To me these popularity explosions seem to start with whatever famous youtubers are around at the time; they showcase a particular game which is then picked up by smaller "follower" channels and the wheel is set in motion. The constant coverage by a huge number of youtubers fuels the popularity of the game, which in turn means that youtubers will keep covering the game since they get more views, and the wheel goes 'round and 'round. Just look at the success of Goat Simulator, how it became so popular.
Would WoW, Minecraft and Terraria have gotten so popular without Youtubers ? Personally I don't so.
I think its youtubers who are paving the the way for these "newly created markets".
avatar
R8V9F5A2: The more you invest in a game, in terms of money and time, the more you are willing to stick to that game. The never-ending nature of MMOs plays a big part in this as there's always stuff to do in these games, new mounts and items to collect and all that.

With games like CS I think its the subconscious addiction to build skill that makes people play them over and over again, the motivation is to be among the best there is at the game, or so it seems from my perspective.
So true. I've paid more for Dota 2 items than anything else.
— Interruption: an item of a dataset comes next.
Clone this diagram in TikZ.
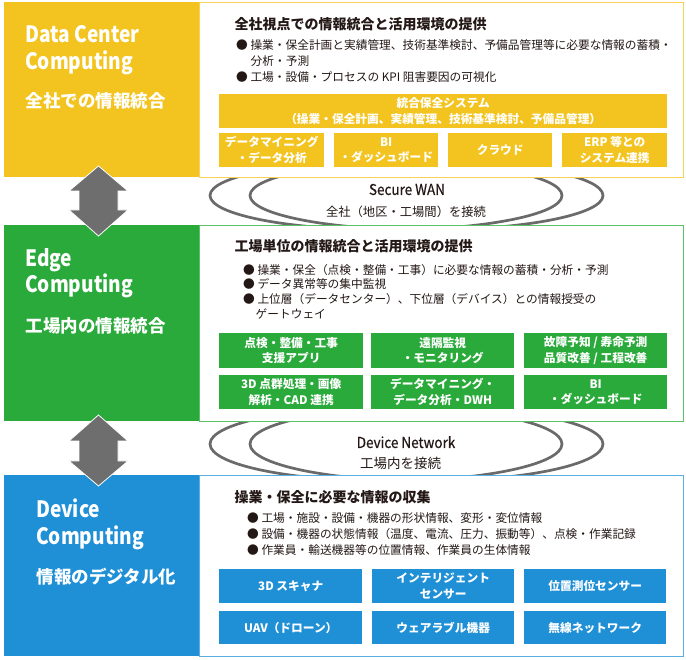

I guess I'll keep on giving Gaben my money. Dota 2 is a part of my life. No, in fact, since Dota 1, so Dota in general. :)
Post edited August 22, 2015 by zeroxxx
avatar
Wishbone: For the last time: Stop. Talking. About. Indie. Devs.
I guess you're right, although that only make the article feel even stupider.

AAA and AA studios know more about the games market than the article writer would ever know. That's for example why they're making the same games again and again. They know precisely that they have a few millions of gamers who are willing to play the next installment of a game.

The hard thing here is to keep almost exactly the same formula but tweak it just enough so it doesn't feel stale. That's a tricky line to walk, and games sometime fail by trying to change too much and making franchise fans irate.

But really, it's much less risky to try to address existing gamers than try to carve a new niche. When a new niche shows itself, then it's a good time to try to get into it.
avatar
synfresh: It would also be somewhat ironic if exclusives showed up here because that is the exact thing Gog fanboys slam Valve over, exclusives on Steam.
GOG already has exclusives via self-publishing. (I assume they'll remain exclusives.)
avatar
rtcvb32: I think... larger companies set their bars too high...
They have a good handle on the market size, and set expectations accordingly. Sometimes they just don't manage to capitalise on that market well enough. But as you say, none of these companies expect to sell 130m copies or whatever. They know what to expect, and have much better stats than any layman, given that they know exactly how well their previous games sold.